AC: What's a recent change in yourself?

ES: I think it's easier for me to relax. That's something I've never known [how to do]. I've got to work all the time. I've got to hear the music. I've got to have the lines to learn. I've got to give myself hills to climb every day to make me happy. And I'm relaxed inside more than I used to be. A little bit. Don't get excited about this, Robert. No, no.

AC: We all learn from different people. Is there a person you feel like you learned from the most?

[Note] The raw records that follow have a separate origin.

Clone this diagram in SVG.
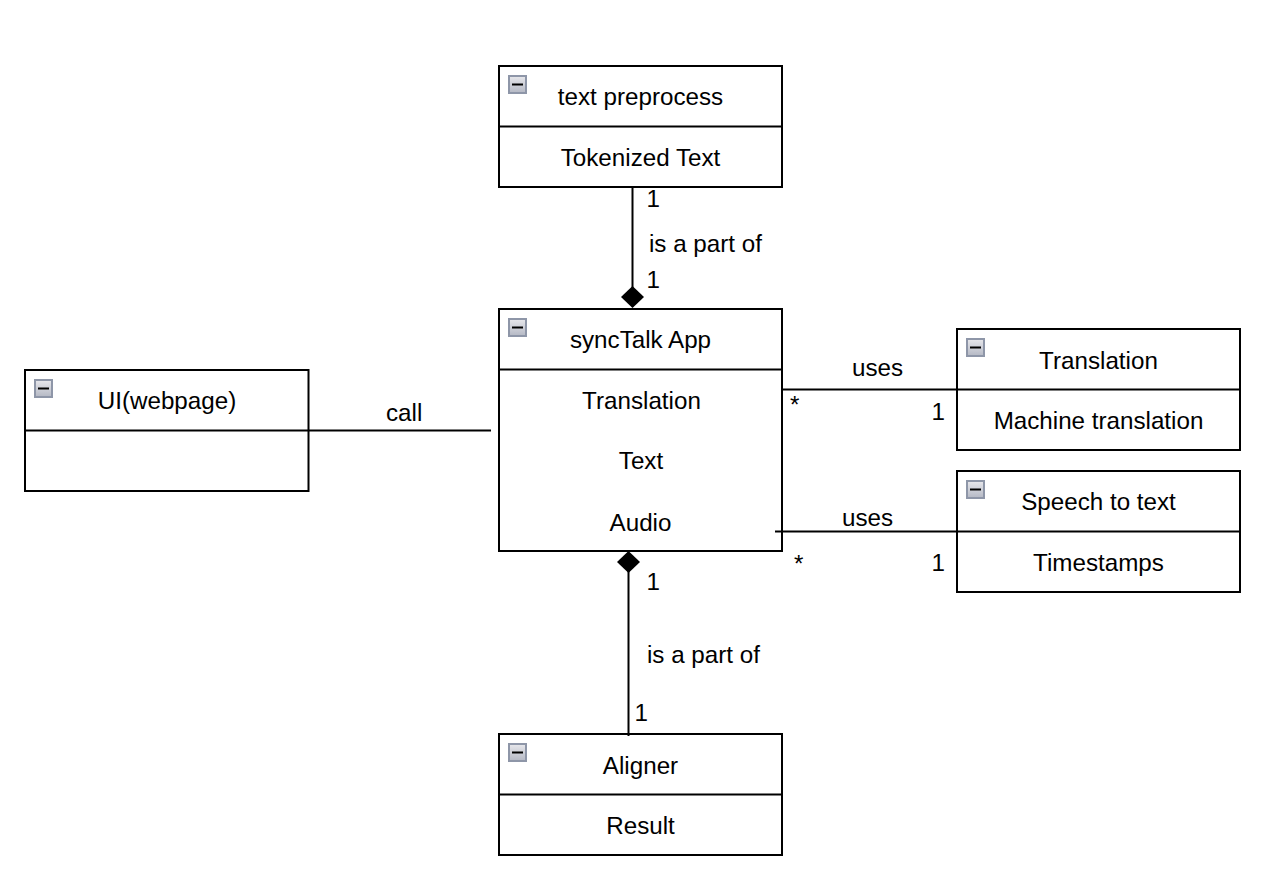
<svg xmlns="http://www.w3.org/2000/svg" width="1263" height="869" viewBox="0 0 1263 869">
<style>
text{font-family:"Liberation Sans",Arial,sans-serif;font-size:24.2px;fill:#000}
.m{text-anchor:middle}
.b{fill:#fff;stroke:#000;stroke-width:2}
.d{fill:none;stroke:#000;stroke-width:2}
.c{fill:none;stroke:#000;stroke-width:2}
.i{fill:url(#g);stroke:#8e96a8;stroke-width:2}
.ib{fill:none;stroke:#000;stroke-width:2}
</style>
<defs>
<linearGradient id="g" x1="0" y1="0" x2="0" y2="1"><stop offset="0" stop-color="#e8e8ec"/><stop offset="1" stop-color="#b4b8c4"/></linearGradient>
<g id="ic"><rect class="i" x="1" y="1" width="17" height="17"/><line class="ib" x1="4" y1="9.5" x2="15" y2="9.5"/></g>
</defs>
<rect width="1263" height="869" fill="#fff"/>
<g id="text-preprocess">
<rect class="b" x="499" y="66" width="283" height="121"/><line class="d" x1="499" y1="126.500" x2="782" y2="126.500"/>
<use href="#ic" x="508" y="75"/>
<text class="m" x="640.500" y="105">text preprocess</text>
<text class="m" x="640.500" y="166">Tokenized Text</text>
</g>
<g id="synctalk-app">
<rect class="b" x="499" y="309" width="283" height="242"/><line class="d" x1="499" y1="369.500" x2="782" y2="369.500"/>
<use href="#ic" x="508" y="318"/>
<text class="m" x="640.500" y="348">syncTalk App</text>
<text class="m" x="641.500" y="409">Translation</text>
<text class="m" x="641" y="469">Text</text>
<text class="m" x="640.500" y="531">Audio</text>
</g>
<g id="ui-webpage">
<rect class="b" x="25" y="370" width="283.500" height="121"/><line class="d" x1="25" y1="430.500" x2="308" y2="430.500"/>
<use href="#ic" x="34" y="379"/>
<text class="m" x="167" y="409">UI(webpage)</text>
</g>
<g id="translation">
<rect class="b" x="957" y="329" width="283" height="121"/><line class="d" x1="957" y1="389.500" x2="1240" y2="389.500"/>
<use href="#ic" x="966" y="338"/>
<text class="m" x="1098.500" y="369">Translation</text>
<text class="m" x="1098.500" y="429">Machine translation</text>
</g>
<g id="speech-to-text">
<rect class="b" x="957" y="471" width="283" height="121"/><line class="d" x1="957" y1="531.500" x2="1240" y2="531.500"/>
<use href="#ic" x="966" y="480"/>
<text class="m" x="1098.500" y="510">Speech to text</text>
<text class="m" x="1098.500" y="571">Timestamps</text>
</g>
<g id="aligner">
<rect class="b" x="499" y="734" width="283" height="121"/><line class="d" x1="499" y1="794.500" x2="782" y2="794.500"/>
<use href="#ic" x="508" y="743"/>
<text class="m" x="640.500" y="774">Aligner</text>
<text class="m" x="640.500" y="834">Result</text>
</g>
<g id="connectors">
<line class="c" x1="632.500" y1="187" x2="632.500" y2="288"/>
<polygon points="632.500,286 644,297 632.500,308 621,297"/>
<line class="c" x1="628.500" y1="570" x2="628.500" y2="736"/>
<polygon points="628.500,551 640,562 628.500,573 617,562"/>
<line class="c" x1="309" y1="430.500" x2="491" y2="430.500"/>
<line class="c" x1="782" y1="389.500" x2="957" y2="389.500"/>
<line class="c" x1="775" y1="531.500" x2="957" y2="531.500"/>
<text x="646.500" y="207">1</text>
<text x="649" y="252">is a part of</text>
<text x="646.500" y="288">1</text>
<text x="646.500" y="590">1</text>
<text x="647" y="663">is a part of</text>
<text x="634.500" y="721">1</text>
<text x="386" y="421">call</text>
<text x="852" y="376">uses</text>
<text x="790" y="413">*</text>
<text x="931.500" y="420">1</text>
<text x="842" y="526">uses</text>
<text x="794" y="572">*</text>
<text x="931.500" y="571">1</text>
</g>
</svg>
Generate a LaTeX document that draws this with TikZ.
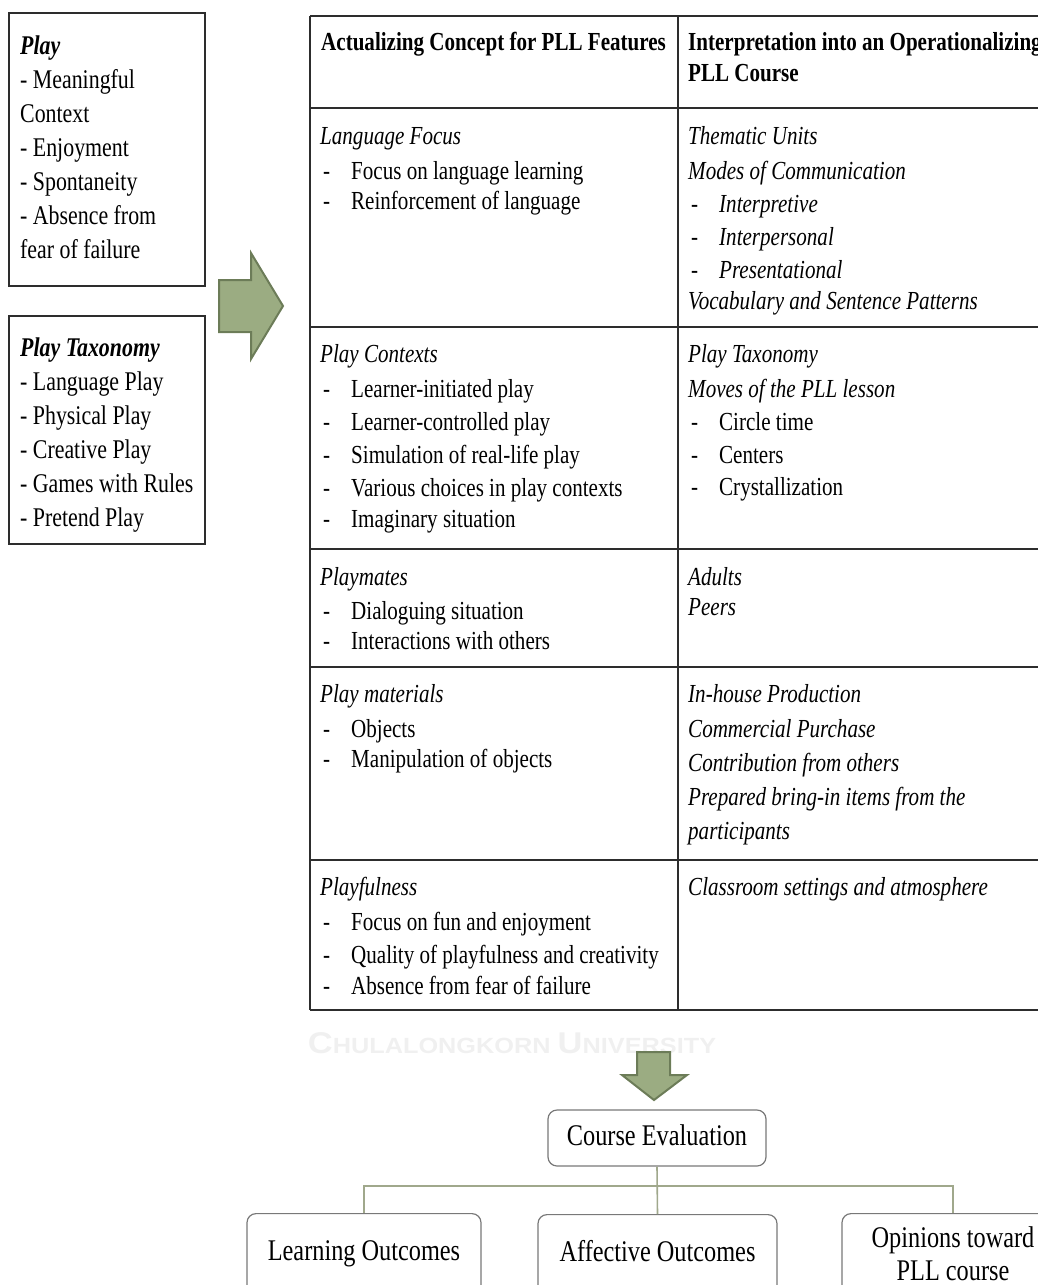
\documentclass[tikz,border=0pt]{standalone}
\usepackage{fontspec}
\setmainfont{Liberation Serif}[FakeStretch=0.81]
\newfontfamily\wmfont{Liberation Sans}[FakeStretch=1.15]
\usetikzlibrary{positioning}

\definecolor{arrowfill}{RGB}{155,172,130}
\definecolor{arrowdraw}{RGB}{108,124,88}
\definecolor{linkcol}{RGB}{160,168,140}
\definecolor{boxgray}{RGB}{120,120,120}
\definecolor{rulecol}{RGB}{45,45,45}

\newcommand{\cellfont}{\fontsize{26}{33}\selectfont}
\newcommand{\sidefont}{\fontsize{27}{34}\selectfont}
\newcommand{\evalfont}{\fontsize{30}{33}\selectfont}
\newcommand{\li}[1]{\makebox[31pt][l]{\hspace{3pt}-}#1}

\begin{document}
\begin{tikzpicture}[x=1pt, y=-1pt,
    rule/.style={draw=rulecol, line width=1.8pt},
    cell/.style={anchor=base west, inner sep=0pt, font=\cellfont},
    side/.style={anchor=base west, inner sep=0pt, font=\sidefont},
    bigarrow/.style={fill=arrowfill, draw=arrowdraw, line width=2pt, line join=miter},
    evalbox/.style={draw=boxgray, line width=1.2pt, rounded corners=9pt, fill=white, font=\evalfont, inner sep=0pt},
    oneline/.style={text height=21pt, text depth=7pt},
    link/.style={draw=linkcol, line width=1.6pt},
    wmark/.style={anchor=base, inner sep=0pt, text=black!6, font=\wmfont\bfseries}]
  \useasboundingbox (0,0) rectangle (1038,1285);
  \clip (0,0) rectangle (1038,1285);

  % Watermark
  \node[wmark] (wm) at (512,1053) {\fontsize{30}{30}\selectfont C\fontsize{22}{22}\selectfont
    HULALONGKORN \fontsize{30}{30}\selectfont U\fontsize{22}{22}\selectfont NIVERSITY};

  % Left boxes
  \draw[rule] (9,13) rectangle (205,286);
  \node[side] (play) at (20,54) {\begin{tabular}[t]{@{}l@{}}
      \textbf{\textit{Play}}\\ - Meaningful\\ Context\\ - Enjoyment\\
      - Spontaneity\\ - Absence from\\ fear of failure\end{tabular}};
  \draw[rule] (9,316) rectangle (205,544);
  \node[side] (taxo) at (20,356) {\begin{tabular}[t]{@{}l@{}}
      \textbf{\textit{Play Taxonomy}}\\ - Language Play\\ - Physical Play\\
      - Creative Play\\ - Games with Rules\\ - Pretend Play\end{tabular}};

  % Arrows
  \draw[bigarrow] (219,280) -- (251,280) -- (251,253) -- (283,306) -- (251,359)
    -- (251,332) -- (219,332) -- cycle;
  \draw[bigarrow] (637,1052) -- (670,1052) -- (670,1075) -- (687,1075) -- (654,1100)
    -- (622,1075) -- (637,1075) -- cycle;

  % Table
  \foreach \y in {16,108,327,549,667,860,1010}
    \draw[rule] (310,\y) -- (1045,\y);
  \draw[rule] (310,16) -- (310,1010);
  \draw[rule] (678,16) -- (678,1010);

  \node[cell, font=\cellfont\bfseries] (headl) at (321,50) {Actualizing Concept for PLL Features};
  \node[cell, font=\cellfont\bfseries] (headr) at (688,50) {\begin{tabular}[t]{@{}l@{}}
      Interpretation into an Operationalizing\\[-2pt] PLL Course\end{tabular}};

  \node[cell] (focus) at (320,144) {\begin{tabular}[t]{@{}l@{}}
      \textit{Language Focus}\\[2pt] \li{Focus on language learning}\\[-3pt]
      \li{Reinforcement of language}\end{tabular}};
  \node[cell] (units) at (688,144) {\begin{tabular}[t]{@{}l@{}}
      \textit{Thematic Units}\\[2pt] \textit{Modes of Communication}\\
      \li{\textit{Interpretive}}\\ \li{\textit{Interpersonal}}\\
      \li{\textit{Presentational}}\\[-2pt] \textit{Vocabulary and Sentence Patterns}\end{tabular}};

  \node[cell] (contexts) at (320,362) {\begin{tabular}[t]{@{}l@{}}
      \textit{Play Contexts}\\[2pt] \li{Learner-initiated play}\\
      \li{Learner-controlled play}\\ \li{Simulation of real-life play}\\
      \li{Various choices in play contexts}\\[-2pt] \li{Imaginary situation}\end{tabular}};
  \node[cell] (moves) at (688,362) {\begin{tabular}[t]{@{}l@{}}
      \textit{Play Taxonomy}\\[2pt] \textit{Moves of the PLL lesson}\\
      \li{Circle time}\\ \li{Centers}\\[-1pt] \li{Crystallization}\end{tabular}};

  \node[cell] (mates) at (320,585) {\begin{tabular}[t]{@{}l@{}}
      \textit{Playmates}\\[1pt] \li{Dialoguing situation}\\[-3pt]
      \li{Interactions with others}\end{tabular}};
  \node[cell] (peers) at (688,585) {\begin{tabular}[t]{@{}l@{}}
      \textit{Adults}\\[-3pt] \textit{Peers}\end{tabular}};

  \node[cell] (materials) at (320,702) {\begin{tabular}[t]{@{}l@{}}
      \textit{Play materials}\\[2pt] \li{Objects}\\[-3pt]
      \li{Manipulation of objects}\end{tabular}};
  \node[cell] (sources) at (688,702) {\begin{tabular}[t]{@{}l@{}}
      \textit{In-house Production}\\[2pt] \textit{Commercial Purchase}\\[1pt]
      \textit{Contribution from others}\\[1pt] \textit{Prepared bring-in items from the}\\[1pt]
      \textit{participants}\end{tabular}};

  \node[cell] (fun) at (320,895) {\begin{tabular}[t]{@{}l@{}}
      \textit{Playfulness}\\[2pt] \li{Focus on fun and enjoyment}\\
      \li{Quality of playfulness and creativity}\\[-2pt]
      \li{Absence from fear of failure}\end{tabular}};
  \node[cell] (settings) at (688,895) {\textit{Classroom settings and atmosphere}};

  % Evaluation
  \node[evalbox, oneline, minimum width=218, minimum height=56] (eval) at (657,1138) {Course Evaluation};
  \node[evalbox, oneline, minimum width=234, minimum height=80, anchor=north] (learn) at (364,1213) {Learning Outcomes};
  \node[evalbox, oneline, minimum width=239, minimum height=80, anchor=north] (affect) at (657.5,1214) {Affective Outcomes};
  \node[evalbox, minimum width=222, minimum height=80, anchor=north, align=center] (opin) at (953,1213)
    {Opinions toward\\PLL course};
  \coordinate (bus) at (657,1186);
  \draw[link] (eval.south) -- (affect.north);
  \draw[link] (learn.north) |- (bus) -| (opin.north);
\end{tikzpicture}
\end{document}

ES: Oh boy, that's a good question. I've never been asked that before. I don't think I can put a name on it. I think the best lessons I've learned in my life are from the common man, from the guy who waits on you in the store or the cop on the corner or the bus driver or the cab driver. The people who service you are the people I learn the most from, and they teach me how to behave. I like to learn from these people. I talk to everybody, and their opinions about big subjects, their opinions about actors, their opinions about politicians are brilliant. I'd rather talk to the guy who's driving the car for me about Obama or whatever. Generally, I will say I learn from people who service me.